Back then, there were still fish. Back then, the harbors were stiff with boats and the docks lined with processing plants. Corporations and sea farming and overfishing had not yet crashed the business and it was still dominated by little guys. One owner to a boat; one boat to an owner. An extra hand or two and you’re off to catch the wizard. It was a romantic, if deadly business. A man’s boat could mean the world to him; just ask his wife. It may have her name on the side, but the boat was in his heart.
They are the classic fishing boats that these engravings illustrate. These are the kinds of boats I went out, ever so briefly, on. These are long-liners. Those tall poles sticking up from the side of the boats are just what they look like: oversized fishing poles that trail behind them hundreds of yards worth of fishing line set with hundred of hooks spaced evenly apart. The fisherman’s job is attaching bait to each and every hook and, God willing, removing fish from the same. And gutting the fish and throwing them down the hold and packing them in ice. In a storm. In a raging sea. With water walls sweeping the decks.
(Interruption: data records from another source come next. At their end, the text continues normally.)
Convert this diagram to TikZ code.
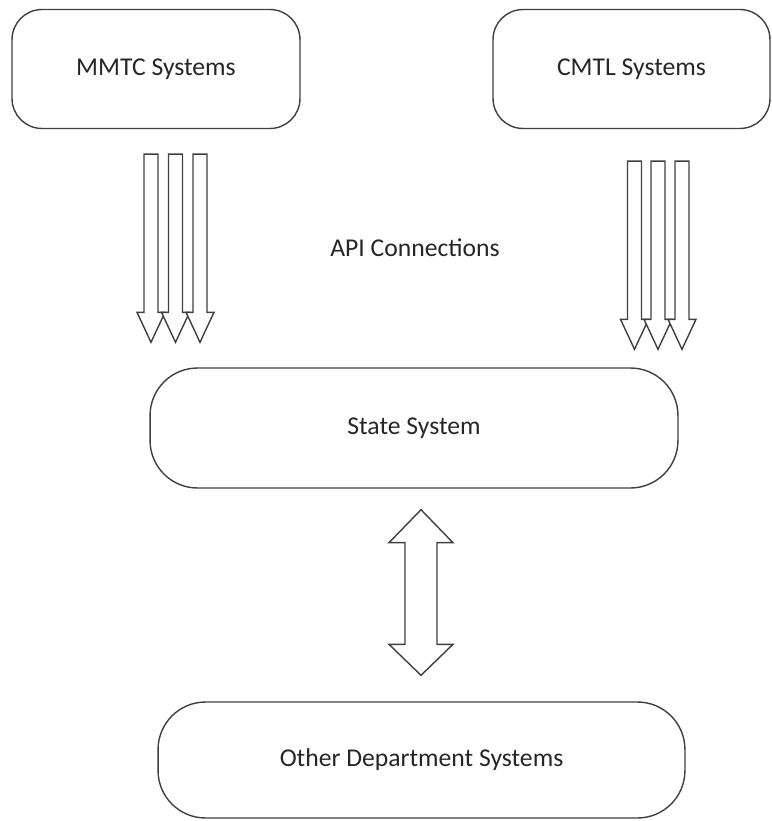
\documentclass[tikz,border=0pt]{standalone}
\usepackage{fontspec}
\setmainfont{Carlito}
\usetikzlibrary{calc}

% block arrow pointing down: top point, tip point
\newcommand{\downblock}[2]{%
  \draw[blockarrow] ($#1+(-7,0)$) -- ($#1+(7,0)$) -- ($#2+(7,-30)$) -- ($#2+(14,-30)$) --
                    #2 -- ($#2+(-14,-30)$) -- ($#2+(-7,-30)$) -- cycle;}

\begin{document}
\begin{tikzpicture}[x=0.02cm,y=-0.02cm,
    box/.style={draw=black!75, line width=0.8pt, rounded corners=0.6cm, text=black!85,
                font=\fontsize{14.6}{17}\selectfont},
    blockarrow/.style={draw=black!75, line width=0.8pt, fill=white}]
  \useasboundingbox (0,0) rectangle (771,821);

  \node[box, minimum width=5.76cm, minimum height=2.38cm] (mmtc) at (156,69) {MMTC Systems};
  \node[box, minimum width=5.54cm, minimum height=2.38cm] (cmtl) at (631.5,69) {CMTL Systems};
  \node[box, rounded corners=0.95cm, minimum width=10.56cm, minimum height=2.4cm] (state) at (414,428) {State System};
  \node[box, rounded corners=0.95cm, minimum width=10.54cm, minimum height=2.32cm] (other) at (421.5,760) {Other Department Systems};

  \node[text=black!85, font=\fontsize{14.6}{17}\selectfont] (api) at (415,248) {API Connections};

  \foreach \dx in {-5,19.5,44}
    \downblock{($(mmtc.south)+(\dx,25)$)}{($(mmtc.south |- state.north)+(\dx,-25)$)};
  \foreach \dx in {3,26.5,50.5}
    \downblock{($(cmtl.south)+(\dx,32)$)}{($(cmtl.south |- state.north)+(\dx,-18)$)};

  % two-way arrow between state and other systems
  \coordinate (up) at ($(state.south)+(7,21)$);
  \coordinate (dn) at ($(state.south |- other.north)+(7,-26)$);
  \draw[blockarrow] (up) -- ($(up)+(32,33)$) -- ($(up)+(16,33)$) -- ($(dn)+(16,-31)$) -- ($(dn)+(32,-31)$) --
                    (dn) -- ($(dn)+(-32,-31)$) -- ($(dn)+(-16,-31)$) -- ($(up)+(-16,33)$) -- ($(up)+(-32,33)$) -- cycle;
\end{tikzpicture}
\end{document}
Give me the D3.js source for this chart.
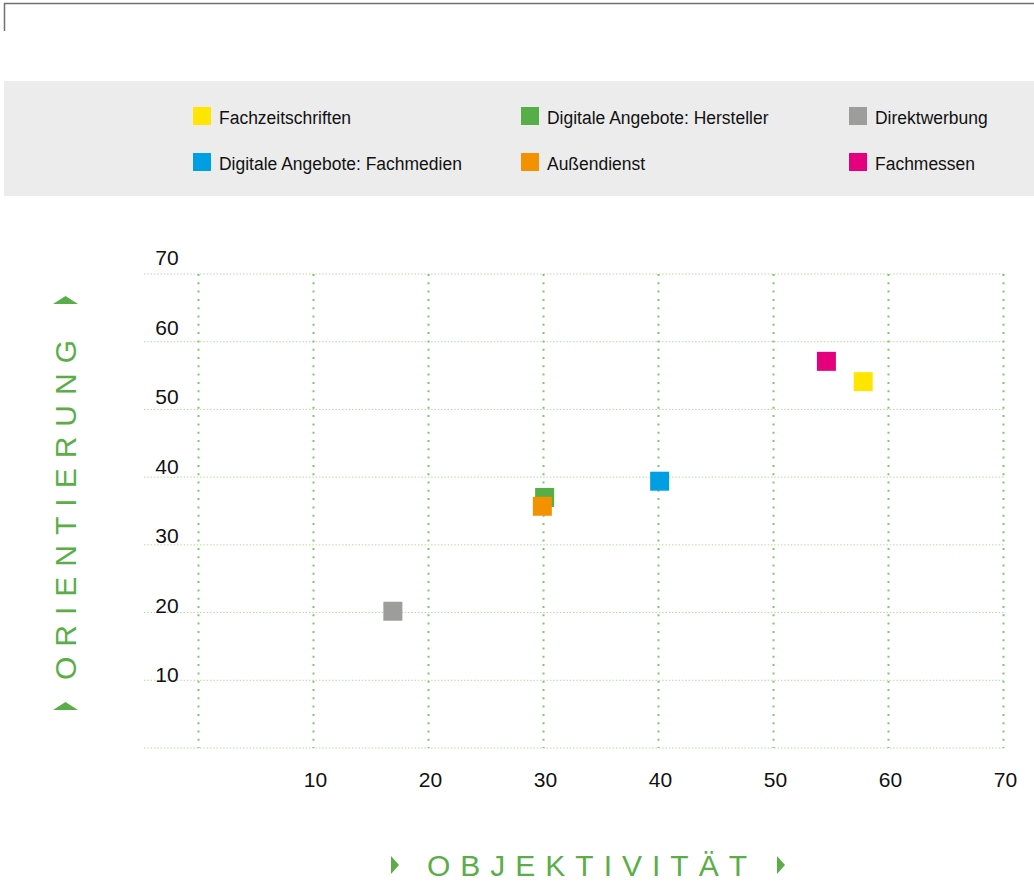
<!DOCTYPE html>
<html><head><meta charset="utf-8">
<script src="https://cdn.jsdelivr.net/npm/d3@7/dist/d3.min.js"></script>
<style>
html,body{margin:0;padding:0;background:#fff;}
svg{display:block;}
</style></head>
<body>
<svg id="chart" width="1034" height="885"></svg>
<script>
// ---- data ----
const categories = ["Fachzeitschriften","Digitale Angebote: Hersteller","Direktwerbung","Digitale Angebote: Fachmedien","Außendienst","Fachmessen"];
const colors = ["#ffe500","#56ae46","#9d9d9c","#009fe3","#f39200","#e5007d"];
const objektivitaet = [57.8, 30.1, 16.9, 40.1, 29.9, 54.6];
const orientierung = [54.1, 37.0, 20.2, 39.4, 35.7, 57.1];
const drawOrder = [2, 1, 4, 3, 5, 0];
const xTicks = [10,20,30,40,50,60,70];
const yTicks = [10,20,30,40,50,60,70];
const gridVals = [0,10,20,30,40,50,60,70];
const xTitle = "OBJEKTIVITÄT";
const yTitle = "ORIENTIERUNG";

const svg = d3.select("#chart");
const FONT = "'Liberation Sans',Arial,sans-serif";
const GREEN = "#5bae47";

// top frame
svg.append("path").attr("d","M4.5,31 V3.5 H1034").attr("fill","none").attr("stroke","#707070").attr("stroke-width",1.5);

// legend background
svg.append("rect").attr("x",4).attr("y",81).attr("width",1030).attr("height",115).attr("fill","#ececec");

// legend
const legCols = [193, 521, 849];
const legRows = [116, 162];
const legendPos = [[0,0],[1,0],[2,0],[0,1],[1,1],[2,1]];
const leg = svg.append("g");
categories.forEach((c,i)=>{
  const [ci,ri] = legendPos[i];
  const g = leg.append("g").attr("transform",`translate(${legCols[ci]},${legRows[ri]})`);
  g.append("rect").attr("x",0).attr("y",-9).attr("width",18).attr("height",18).attr("fill",colors[i]);
  g.append("text").attr("transform","translate(26,8) scale(0.92,1)").text(c)
    .attr("font-family",FONT).attr("font-size",19).attr("fill","#111");
});

// scales
const x = d3.scaleLinear().domain([0,70]).range([198.5,1003.5]);
const y = d3.scaleLinear().domain([0,70]).range([748,274]);
const yLab = d3.scaleLinear().domain([10,70]).range([675,258]);

const grid = svg.append("g");
// horizontal grid
grid.selectAll("line.h").data(gridVals).join("line").attr("class","h")
  .attr("x1",144).attr("x2",x(70)).attr("y1",d=>y(d)).attr("y2",d=>y(d))
  .attr("stroke","#b3dba6").attr("stroke-width",1).attr("stroke-dasharray","1.5,1.8");
// vertical grid
grid.selectAll("line.v").data(gridVals).join("line").attr("class","v")
  .attr("x1",d=>x(d)).attr("x2",d=>x(d)).attr("y1",y(70)).attr("y2",y(0))
  .attr("stroke","#86c274").attr("stroke-width",2).attr("stroke-dasharray","2,6.3");

// y tick labels
svg.append("g").selectAll("text").data(yTicks).join("text")
  .attr("x",167).attr("y",d=>yLab(d)).attr("dy","0.35em").attr("text-anchor","middle")
  .attr("font-family",FONT).attr("font-size",21).attr("fill","#111").text(d=>d);
// x tick labels
svg.append("g").selectAll("text").data(xTicks).join("text")
  .attr("x",d=>x(d)+2).attr("y",780).attr("dy","0.35em").attr("text-anchor","middle")
  .attr("font-family",FONT).attr("font-size",21).attr("fill","#111").text(d=>d);

// points
const S = 19;
svg.append("g").selectAll("rect").data(drawOrder).join("rect")
  .attr("x",i=>x(objektivitaet[i])-S/2).attr("y",i=>y(orientierung[i])-S/2)
  .attr("width",S).attr("height",S).attr("fill",i=>colors[i]);

// x title
svg.append("text").attr("x",592).attr("y",865).attr("dy","0.35em").attr("text-anchor","middle")
  .attr("font-family",FONT).attr("font-size",30).attr("letter-spacing",10)
  .attr("fill",GREEN).text(xTitle);
// x arrows
[395, 781].forEach(cx=>{
  svg.append("path").attr("d",`M${cx-4},${856} L${cx+4},${865} L${cx-4},${874} Z`).attr("fill",GREEN);
});
// y title
svg.append("text").attr("transform","translate(65,505) rotate(-90)").attr("dy","0.35em").attr("text-anchor","middle")
  .attr("font-family",FONT).attr("font-size",30).attr("letter-spacing",10)
  .attr("fill",GREEN).text(yTitle);
[300, 706].forEach(cy=>{
  svg.append("path").attr("d",`M53,${cy+4} L65.5,${cy-4} L78,${cy+4} Z`).attr("fill",GREEN);
});
</script>
</body></html>
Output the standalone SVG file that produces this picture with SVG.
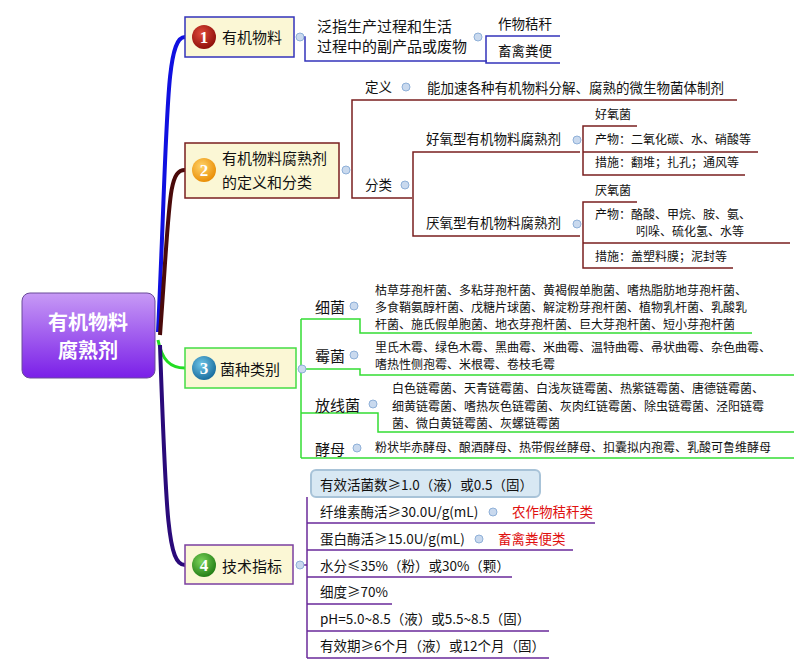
<svg xmlns="http://www.w3.org/2000/svg" width="794" height="671" viewBox="0 0 794 671">
<defs>
<linearGradient id="cg" x1="0" y1="0" x2="0" y2="1"><stop offset="0" stop-color="#c79af5"/><stop offset="1" stop-color="#7a1fe8"/></linearGradient>
<radialGradient id="i1" cx="0.4" cy="0.35" r="0.7"><stop offset="0" stop-color="#e04a3a"/><stop offset="1" stop-color="#8a0c08"/></radialGradient>
<radialGradient id="i2" cx="0.4" cy="0.35" r="0.7"><stop offset="0" stop-color="#ffd36a"/><stop offset="1" stop-color="#e88a00"/></radialGradient>
<radialGradient id="i3" cx="0.4" cy="0.35" r="0.7"><stop offset="0" stop-color="#6fc6e8"/><stop offset="1" stop-color="#14689a"/></radialGradient>
<radialGradient id="i4" cx="0.4" cy="0.35" r="0.7"><stop offset="0" stop-color="#7cd45a"/><stop offset="1" stop-color="#1f7a12"/></radialGradient>
</defs>
<style>
text{font-family:"Noto Sans CJK SC","Liberation Sans",sans-serif;fill:#111}
.t15{font-size:15px}.t14{font-size:13.5px}.t12{font-size:12px}.t16{font-size:16px}
.red{fill:#e01010}
.col{fill:#c9d9ee;stroke:#8fb0d8;stroke-width:1}
.node{fill:#fbf7d5}
.ic{fill:#fff;font-family:"Liberation Serif",serif;font-weight:bold;font-size:17px;text-anchor:middle}
path,line{fill:none}
</style>
<g id="connectors">
<path d="M158 332 C 168 120, 165 37, 185 37" stroke="#1010e0" stroke-width="4"/>
<path d="M160 335 C 170 200, 168 170, 185 170" stroke="#4a0a0a" stroke-width="4"/>
<path d="M158 340 C 162 360, 170 368, 185 368" stroke="#22dd22" stroke-width="3"/>
<path d="M160 345 C 166 520, 168 565, 185 565" stroke="#2a0a7a" stroke-width="4"/>
<g stroke="#3333bb" stroke-width="1.5">
<path d="M300 37 H305 V61 H487"/>
<path d="M486 38 V36 H560 M486 38 V63 H560"/>
</g>
<g stroke="#7a1f1f" stroke-width="1.5">
<path d="M352 170 V100 H737 M352 170 V198 H412"/>
<path d="M413 184 V152 H580 M413 184 V236 H580"/>
<path d="M583 139 V126 H637 M583 139 V152 H758 M583 139 V175 H745"/>
<path d="M583 224 V202 H637 M583 224 V243 H790 M583 224 V268 H733"/>
</g>
<g stroke="#33dd33" stroke-width="1.5">
<path d="M302 369 H306"/>
<path d="M301 319 V458"/>
<path d="M301 319 H360 V333 H752"/>
<path d="M301 369 H360 V375 H794"/>
<path d="M301 413 H378 V432 H794"/>
<path d="M301 458 H794"/>
</g>
<g stroke="#6a2a9a" stroke-width="1.5">
<path d="M300 565 H307"/>
<path d="M307 497 V658"/>
<path d="M307 523 H595 M307 550 H573 M307 577 H512 M307 604 H392 M307 631 H549 M307 658 H549"/>
</g>
</g>
<g id="center">
<rect x="22" y="293" width="133" height="85" rx="8" fill="url(#cg)" stroke="#6a4a9a"/>
<text x="88" y="330" text-anchor="middle" style="fill:#fff;font-size:20px;font-weight:bold">有机物料</text>
<text x="88" y="358" text-anchor="middle" style="fill:#fff;font-size:20px;font-weight:bold">腐熟剂</text>
</g>
<g id="n1">
<rect class="node" x="185" y="17" width="109" height="40" stroke="#3333bb" stroke-width="1.5"/>
<circle cx="204" cy="37" r="12" fill="url(#i1)"/><text class="ic" x="204" y="43">1</text>
<text class="t15" x="222" y="43">有机物料</text>
<circle class="col" cx="300" cy="37" r="4"/>
<text class="t15" x="317" y="32">泛指生产过程和生活</text>
<text class="t15" x="317" y="52">过程中的副产品或废物</text>
<circle class="col" cx="478" cy="37" r="4"/>
<text class="t14" x="498" y="29">作物秸秆</text>
<text class="t14" x="498" y="56">畜禽粪便</text>
</g>
<g id="n2">
<rect class="node" x="185" y="143" width="154" height="55" stroke="#7a1f1f" stroke-width="1.5"/>
<circle cx="204" cy="170" r="12" fill="url(#i2)"/><text class="ic" x="204" y="176">2</text>
<text class="t15" x="222" y="164">有机物料腐熟剂</text>
<text class="t15" x="222" y="188">的定义和分类</text>
<circle class="col" cx="346" cy="170" r="4"/>
<text class="t14" x="365" y="92">定义</text>
<circle class="col" cx="406" cy="87" r="4"/>
<text class="t14" x="427" y="93">能加速各种有机物料分解、腐熟的微生物菌体制剂</text>
<text class="t14" x="365" y="190">分类</text>
<circle class="col" cx="405" cy="185" r="4"/>
<text class="t14" x="426" y="144">好氧型有机物料腐熟剂</text>
<circle class="col" cx="577" cy="140" r="4"/>
<text class="t12" x="595" y="119">好氧菌</text>
<text class="t12" x="595" y="144">产物：二氧化碳、水、硝酸等</text>
<text class="t12" x="595" y="167">措施：翻堆；扎孔；通风等</text>
<text class="t14" x="426" y="228">厌氧型有机物料腐熟剂</text>
<circle class="col" cx="577" cy="224" r="4"/>
<text class="t12" x="595" y="195">厌氧菌</text>
<text class="t12" x="595" y="219">产物：酪酸、甲烷、胺、氨、</text>
<text class="t12" x="636" y="236">吲哚、硫化氢、水等</text>
<text class="t12" x="595" y="261">措施：盖塑料膜；泥封等</text>
</g>
<g id="n3">
<rect class="node" x="185" y="348" width="111" height="40" stroke="#44dd44" stroke-width="1.5"/>
<circle cx="204" cy="368" r="12" fill="url(#i3)"/><text class="ic" x="204" y="374">3</text>
<text class="t15" x="220" y="375">菌种类别</text>
<circle class="col" cx="302" cy="369" r="4"/>
<text class="t15" x="315" y="313">细菌</text><circle class="col" cx="354" cy="306" r="4"/>
<text class="t12" x="375" y="295">枯草芽孢杆菌、多粘芽孢杆菌、黄褐假单胞菌、嗜热脂肪地芽孢杆菌、</text>
<text class="t12" x="375" y="312">多食鞘氨醇杆菌、戊糖片球菌、解淀粉芽孢杆菌、植物乳杆菌、乳酸乳</text>
<text class="t12" x="375" y="329">杆菌、施氏假单胞菌、地衣芽孢杆菌、巨大芽孢杆菌、短小芽孢杆菌</text>
<text class="t15" x="315" y="362">霉菌</text><circle class="col" cx="354" cy="355" r="4"/>
<text class="t12" x="375" y="352">里氏木霉、绿色木霉、黑曲霉、米曲霉、温特曲霉、帚状曲霉、杂色曲霉、</text>
<text class="t12" x="375" y="369">嗜热性侧孢霉、米根霉、卷枝毛霉</text>
<text class="t15" x="315" y="411">放线菌</text><circle class="col" cx="373" cy="404" r="4"/>
<text class="t12" x="392" y="393">白色链霉菌、天青链霉菌、白浅灰链霉菌、热紫链霉菌、唐德链霉菌、</text>
<text class="t12" x="392" y="411">细黄链霉菌、嗜热灰色链霉菌、灰肉红链霉菌、除虫链霉菌、泾阳链霉</text>
<text class="t12" x="392" y="428">菌、微白黄链霉菌、灰螺链霉菌</text>
<text class="t15" x="315" y="455">酵母</text><circle class="col" cx="357" cy="448" r="4"/>
<text class="t12" x="375" y="452">粉状毕赤酵母、酿酒酵母、热带假丝酵母、扣囊拟内孢霉、乳酸可鲁维酵母</text>
</g>
<g id="n4">
<rect class="node" x="185" y="545" width="108" height="39" stroke="#7b3fa0" stroke-width="1.5"/>
<circle cx="204" cy="565" r="12" fill="url(#i4)"/><text class="ic" x="204" y="571">4</text>
<text class="t15" x="222" y="572">技术指标</text>
<circle class="col" cx="300" cy="565" r="4"/>
<rect x="311" y="470" width="229" height="27" rx="5" fill="#d8e8f3" stroke="#a8c3d8" stroke-width="2"/>
<text class="t14" x="320" y="490">有效活菌数≥1.0（液）或0.5（固）</text>
<text class="t14" x="320" y="517">纤维素酶活≥30.0U/g(mL)</text><circle class="col" cx="493" cy="512" r="4"/>
<text class="t14 red" x="512" y="517">农作物秸秆类</text>
<text class="t14" x="320" y="544">蛋白酶活≥15.0U/g(mL)</text><circle class="col" cx="479" cy="539" r="4"/>
<text class="t14 red" x="498" y="544">畜禽粪便类</text>
<text class="t14" x="320" y="571">水分≤35%（粉）或30%（颗）</text>
<text class="t14" x="320" y="597">细度≥70%</text>
<text class="t14" x="320" y="624">pH=5.0~8.5（液）或5.5~8.5（固）</text>
<text class="t14" x="320" y="651">有效期≥6个月（液）或12个月（固）</text>
</g>
</svg>
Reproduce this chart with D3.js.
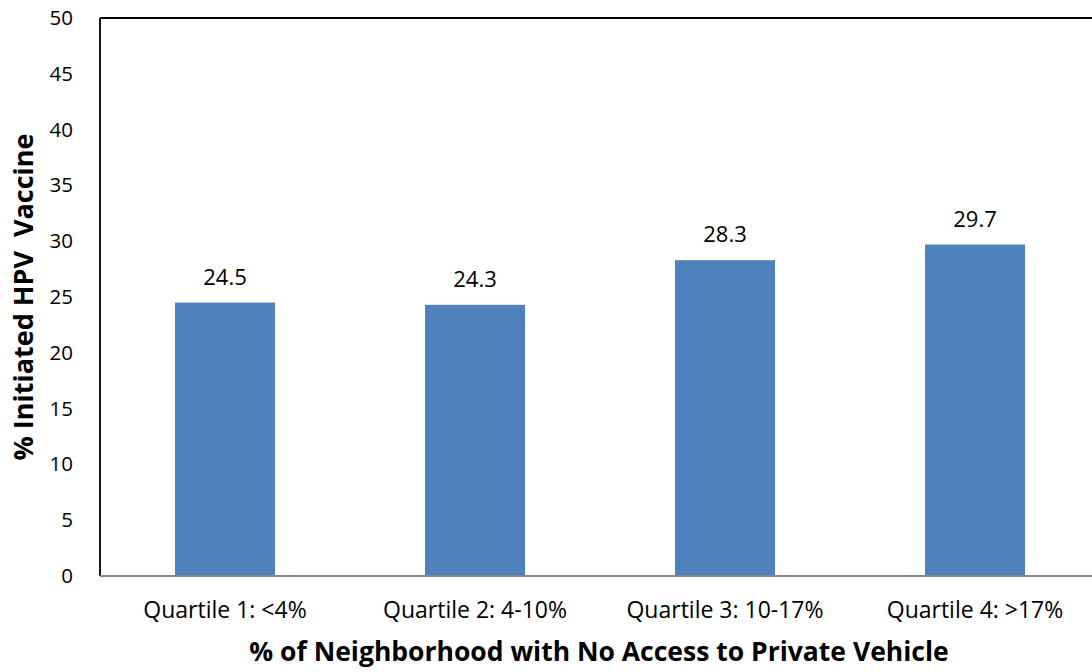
<!DOCTYPE html>
<html>
<head>
<meta charset="utf-8">
<script src="https://cdn.jsdelivr.net/npm/d3@7"></script>
<style>
  html, body { margin: 0; padding: 0; background: #fff; }
  svg { display: block; }
  text { font-family: "Open Sans", sans-serif; fill: #000; }
</style>
</head>
<body>
<svg id="chart" width="1092" height="672"></svg>
<script>
// Share of adolescents who initiated the HPV vaccine, by neighborhood vehicle access quartile
const categories = ["Quartile 1: <4%", "Quartile 2: 4-10%", "Quartile 3: 10-17%", "Quartile 4: >17%"];
const values = [24.5, 24.3, 28.3, 29.7];
const yTicks = [0, 5, 10, 15, 20, 25, 30, 35, 40, 45, 50];

const FONT = "'Open Sans', sans-serif";
const svg = d3.select("#chart");
const plotLeft = 100, plotRight = 1100, plotTop = 18, plotBottom = 576;

const x = d3.scaleBand().domain(categories).range([plotLeft, plotRight]).paddingInner(0.6).paddingOuter(0.3);
const y = d3.scaleLinear().domain([0, 50]).range([plotBottom, plotTop]);

// Bars
svg.append("g").selectAll("rect").data(values).join("rect")
  .attr("x", (d, i) => x(categories[i]))
  .attr("y", d => y(d))
  .attr("width", x.bandwidth())
  .attr("height", d => y(0) - y(d))
  .attr("fill", "#4f81bd");

// Value labels
svg.append("g").selectAll("text").data(values).join("text")
  .attr("x", (d, i) => x(categories[i]) + x.bandwidth() / 2)
  .attr("y", d => y(d) - 18)
  .attr("text-anchor", "middle")
  .attr("font-size", 22)
  .text(d => d.toFixed(1));

// Y axis
const yAxis = svg.append("g").attr("transform", `translate(${plotLeft},0)`)
  .call(d3.axisLeft(y).tickValues(yTicks).tickSize(0).tickPadding(27));
yAxis.select(".domain").remove();
yAxis.selectAll("text").attr("font-size", 20.5).style("font-family", FONT).attr("fill", "#000");

// X axis labels
const xAxis = svg.append("g").attr("transform", `translate(0,${plotBottom})`)
  .call(d3.axisBottom(x).tickSize(0).tickPadding(26));
xAxis.select(".domain").remove();
xAxis.selectAll("text").attr("font-size", 23).style("font-family", FONT).attr("fill", "#000");

// Frame: top and left in black, baseline in gray
svg.append("line").attr("x1", plotLeft).attr("x2", plotRight).attr("y1", plotTop).attr("y2", plotTop)
  .attr("stroke", "#000").attr("stroke-width", 1.8);
svg.append("line").attr("x1", plotLeft).attr("x2", plotLeft).attr("y1", plotTop).attr("y2", plotBottom)
  .attr("stroke", "#000").attr("stroke-width", 1.8);
svg.append("line").attr("x1", plotLeft).attr("x2", plotRight).attr("y1", plotBottom).attr("y2", plotBottom)
  .attr("stroke", "#868686").attr("stroke-width", 2);

// Axis titles
svg.append("text")
  .attr("transform", `translate(33,${(plotTop + plotBottom) / 2}) rotate(-90)`)
  .attr("text-anchor", "middle")
  .attr("font-size", 27).attr("font-weight", "bold")
  .style("white-space", "pre")
  .text("% Initiated HPV  Vaccine");

svg.append("text")
  .attr("x", 599).attr("y", 661)
  .attr("text-anchor", "middle")
  .attr("font-size", 26.5).attr("font-weight", "bold")
  .text("% of Neighborhood with No Access to Private Vehicle");
</script>
</body>
</html>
“Don’t fall overboard,” the skipper advises.
The poles also might have flopper-stoppers attached to them, which are steel plates secured to the poles by steel guy-wires. The plates race along side the boat a few feet below the surface, with their flat side parallel with it. The difficulty of pulling the plates out of the water broadside to are what make them effective in slowing down the rolling of the boat, hence the name. Should one of the flopper-stoppers actually escape from the water, God forbid, duck, because it’s going to come crashing through the cabin wall on the opposite side of the boat in a split-second.
Five of the six engravings shown here are of classic boats, all except the boat from Peaceful Hill (which looks more like a gill-netter) with the reflection in the water, which I threw in because of the unusual nature of the illustration.
One engraving includes the Astoria Bridge, which crosses the Columbia from Oregon to Washington at that point. One can’t get much more place-specific than that on a tombstone.
The most dramatic of the engravings is that of the Northern Prince breaking the waves, poles lowered, the bow hidden behind the crest. It’s the only engraving that hints at what it feels like out there when “the minutes they turn into hours.”
The last Blogging a Dead Horse covered bowpicking gill-netters from the Columbia River. Long-liners ply the open ocean. One look at this collection and there’s no doubt: we’re not in Kansas, anymore.